W hidżabie nawet w lunaparku

Rzeczpospolita/a.

publikacja 09.07.2006 17:45

21-letnia muzułmanka wygrała spór ze szwedzkim pracodawcą. Nie tylko będzie mogła pracować w chuście, ale dostanie odszkodowanie - napisała Rzeczpospolita.

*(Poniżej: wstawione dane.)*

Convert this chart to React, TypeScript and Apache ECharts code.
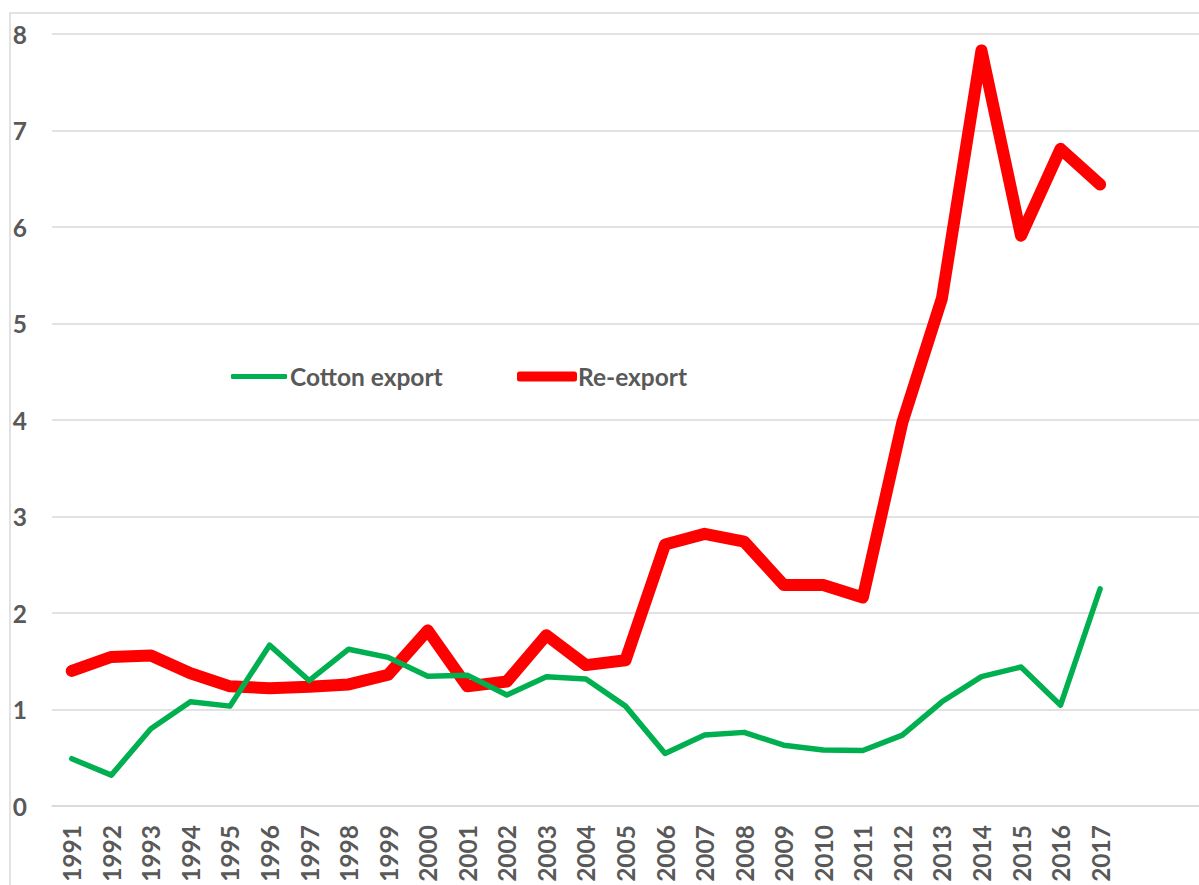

Duaa Daebes, z pochodzenia Irakijka, starała się o pracę w wesołym miasteczku Liseberg w Göteborgu - wyjaśnia gazeta. W styczniu wraz z sześcioma tysiącami innych osób złożyła podanie i pomyślnie przeszła dwie rundy rozmów. Podczas trzeciej okazało się, że choć Duaa spełnia wszelkie kryteria, pracy nie dostanie, bo nosi hidżab. Emigrantka poskarżyła się natychmiast do Urzędu ds. Dyskryminacji Etnicznej. Ten przyznał jej rację. Na efekty nie trzeba było długo czekać. Następnego dnia do poszkodowanej muzułmanki zadzwonił szef działu kadr lunaparku i podziękował jej... za zwrócenie uwagi na problem ubiorów w wesołym miasteczku. Po czym zaoferował jej pracę i odszkodowanie w wysokości 15 tysięcy koron (prawie 6500 zł.). Powiadomił ją również, że reguły dotyczące strojów pracowników w wesołym miasteczku zostaną zmienione tak, aby osoby różnych wyznań mogły tam znaleźć zatrudnienie. Kilka dni później dział kadr zawiadomił muzułmankę, iż dostanie specjalny hidżab i koszulę z długimi rękawami w barwach Lisebergu. - Mam nadzieję, że stanę się wzorem dla innych muzułmanek - oznajmiła zadowolona Duaa. Batalię o prawo do noszenia chusty w pracy wygrała również muzułmańska nauczycielka jednej ze szkół w niemieckim Stuttgarcie. Dyrekcja nie zgadzała się na jej nakrycie głowy, argumentując, że demonstrowanie symboli religijnych rozprasza uczniów i jest sprzeczne z prawem. Opinii tej nie podzielił sąd administracyjny. Argumentował, że wszyscy powinni być równi wobec prawa, więc skoro w szkole mogą uczyć zakonnice, mogą uczyć też muzułmanki w hidżabach.